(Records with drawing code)
★ ★ ★
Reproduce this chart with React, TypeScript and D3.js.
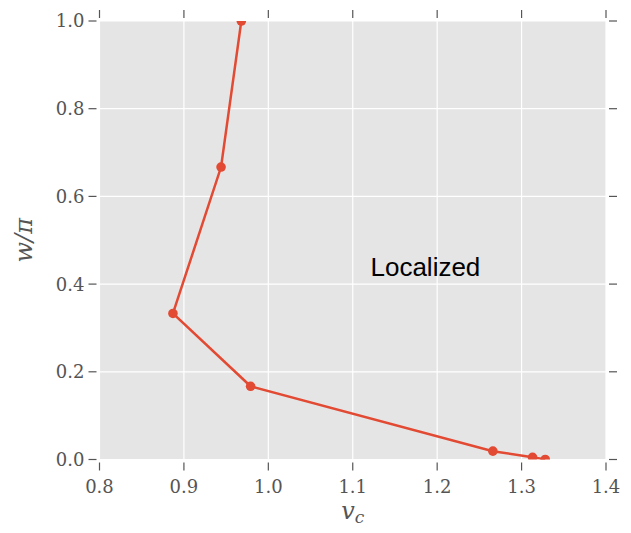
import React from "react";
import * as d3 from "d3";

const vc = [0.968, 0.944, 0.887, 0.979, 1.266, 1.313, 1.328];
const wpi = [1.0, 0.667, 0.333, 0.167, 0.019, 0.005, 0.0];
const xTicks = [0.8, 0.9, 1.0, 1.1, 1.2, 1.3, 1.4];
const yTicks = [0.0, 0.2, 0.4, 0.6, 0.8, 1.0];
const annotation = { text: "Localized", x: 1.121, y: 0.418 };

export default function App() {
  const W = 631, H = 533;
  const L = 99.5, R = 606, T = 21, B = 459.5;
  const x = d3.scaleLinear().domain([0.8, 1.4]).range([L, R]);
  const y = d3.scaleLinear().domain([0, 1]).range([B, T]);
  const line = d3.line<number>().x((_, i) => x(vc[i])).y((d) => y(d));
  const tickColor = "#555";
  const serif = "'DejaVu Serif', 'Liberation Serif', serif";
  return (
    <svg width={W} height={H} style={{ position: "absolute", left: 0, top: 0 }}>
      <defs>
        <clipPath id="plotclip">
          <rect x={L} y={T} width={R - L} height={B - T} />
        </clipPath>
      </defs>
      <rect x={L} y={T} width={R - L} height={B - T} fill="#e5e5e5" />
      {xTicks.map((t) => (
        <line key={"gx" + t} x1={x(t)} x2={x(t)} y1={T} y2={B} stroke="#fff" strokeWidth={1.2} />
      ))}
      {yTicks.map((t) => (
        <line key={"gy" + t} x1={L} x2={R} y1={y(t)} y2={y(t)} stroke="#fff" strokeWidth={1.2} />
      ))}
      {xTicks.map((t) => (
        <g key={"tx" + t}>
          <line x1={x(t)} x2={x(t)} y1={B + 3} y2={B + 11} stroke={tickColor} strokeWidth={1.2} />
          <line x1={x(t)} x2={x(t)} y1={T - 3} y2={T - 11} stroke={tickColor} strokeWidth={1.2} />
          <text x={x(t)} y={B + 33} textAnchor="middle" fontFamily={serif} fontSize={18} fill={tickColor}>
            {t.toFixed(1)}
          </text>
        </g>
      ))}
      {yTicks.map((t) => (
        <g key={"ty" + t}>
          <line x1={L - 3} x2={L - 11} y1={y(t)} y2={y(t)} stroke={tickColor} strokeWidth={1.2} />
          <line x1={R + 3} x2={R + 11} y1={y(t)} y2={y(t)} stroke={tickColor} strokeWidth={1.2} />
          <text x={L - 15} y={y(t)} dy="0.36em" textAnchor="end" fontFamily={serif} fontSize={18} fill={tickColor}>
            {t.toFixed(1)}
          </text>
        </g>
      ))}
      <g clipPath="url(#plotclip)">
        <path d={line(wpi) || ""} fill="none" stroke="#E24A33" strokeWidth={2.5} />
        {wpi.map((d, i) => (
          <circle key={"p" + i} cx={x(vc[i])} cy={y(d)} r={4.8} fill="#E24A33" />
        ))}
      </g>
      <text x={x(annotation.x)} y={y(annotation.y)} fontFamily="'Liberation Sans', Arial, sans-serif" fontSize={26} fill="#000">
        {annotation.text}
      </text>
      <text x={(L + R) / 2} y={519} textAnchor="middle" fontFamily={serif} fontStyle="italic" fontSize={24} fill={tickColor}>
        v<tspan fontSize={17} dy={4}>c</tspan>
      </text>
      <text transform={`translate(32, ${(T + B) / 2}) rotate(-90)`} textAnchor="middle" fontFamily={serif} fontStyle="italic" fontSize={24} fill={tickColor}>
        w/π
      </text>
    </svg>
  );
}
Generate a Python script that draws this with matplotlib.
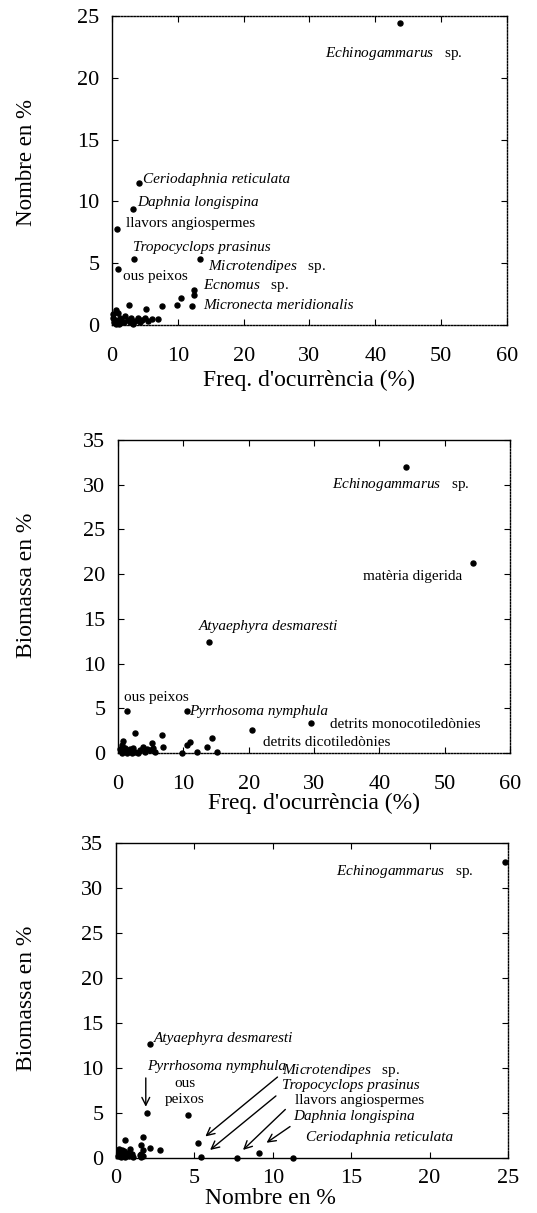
★ ★ ★
Without including any pictures, output all the entries above exactly.

### PROBLEM SOLUTION
Reproduce this chart with React, TypeScript and D3.js.
import React from "react";
import * as d3 from "d3";

const vc = [0.968, 0.944, 0.887, 0.979, 1.266, 1.313, 1.328];
const wpi = [1.0, 0.667, 0.333, 0.167, 0.019, 0.005, 0.0];
const xTicks = [0.8, 0.9, 1.0, 1.1, 1.2, 1.3, 1.4];
const yTicks = [0.0, 0.2, 0.4, 0.6, 0.8, 1.0];
const annotation = { text: "Localized", x: 1.121, y: 0.418 };

export default function App() {
  const W = 631, H = 533;
  const L = 99.5, R = 606, T = 21, B = 459.5;
  const x = d3.scaleLinear().domain([0.8, 1.4]).range([L, R]);
  const y = d3.scaleLinear().domain([0, 1]).range([B, T]);
  const line = d3.line<number>().x((_, i) => x(vc[i])).y((d) => y(d));
  const tickColor = "#555";
  const serif = "'DejaVu Serif', 'Liberation Serif', serif";
  return (
    <svg width={W} height={H} style={{ position: "absolute", left: 0, top: 0 }}>
      <defs>
        <clipPath id="plotclip">
          <rect x={L} y={T} width={R - L} height={B - T} />
        </clipPath>
      </defs>
      <rect x={L} y={T} width={R - L} height={B - T} fill="#e5e5e5" />
      {xTicks.map((t) => (
        <line key={"gx" + t} x1={x(t)} x2={x(t)} y1={T} y2={B} stroke="#fff" strokeWidth={1.2} />
      ))}
      {yTicks.map((t) => (
        <line key={"gy" + t} x1={L} x2={R} y1={y(t)} y2={y(t)} stroke="#fff" strokeWidth={1.2} />
      ))}
      {xTicks.map((t) => (
        <g key={"tx" + t}>
          <line x1={x(t)} x2={x(t)} y1={B + 3} y2={B + 11} stroke={tickColor} strokeWidth={1.2} />
          <line x1={x(t)} x2={x(t)} y1={T - 3} y2={T - 11} stroke={tickColor} strokeWidth={1.2} />
          <text x={x(t)} y={B + 33} textAnchor="middle" fontFamily={serif} fontSize={18} fill={tickColor}>
            {t.toFixed(1)}
          </text>
        </g>
      ))}
      {yTicks.map((t) => (
        <g key={"ty" + t}>
          <line x1={L - 3} x2={L - 11} y1={y(t)} y2={y(t)} stroke={tickColor} strokeWidth={1.2} />
          <line x1={R + 3} x2={R + 11} y1={y(t)} y2={y(t)} stroke={tickColor} strokeWidth={1.2} />
          <text x={L - 15} y={y(t)} dy="0.36em" textAnchor="end" fontFamily={serif} fontSize={18} fill={tickColor}>
            {t.toFixed(1)}
          </text>
        </g>
      ))}
      <g clipPath="url(#plotclip)">
        <path d={line(wpi) || ""} fill="none" stroke="#E24A33" strokeWidth={2.5} />
        {wpi.map((d, i) => (
          <circle key={"p" + i} cx={x(vc[i])} cy={y(d)} r={4.8} fill="#E24A33" />
        ))}
      </g>
      <text x={x(annotation.x)} y={y(annotation.y)} fontFamily="'Liberation Sans', Arial, sans-serif" fontSize={26} fill="#000">
        {annotation.text}
      </text>
      <text x={(L + R) / 2} y={519} textAnchor="middle" fontFamily={serif} fontStyle="italic" fontSize={24} fill={tickColor}>
        v<tspan fontSize={17} dy={4}>c</tspan>
      </text>
      <text transform={`translate(32, ${(T + B) / 2}) rotate(-90)`} textAnchor="middle" fontFamily={serif} fontStyle="italic" fontSize={24} fill={tickColor}>
        w/π
      </text>
    </svg>
  );
}
Generate a Python script that draws this with matplotlib.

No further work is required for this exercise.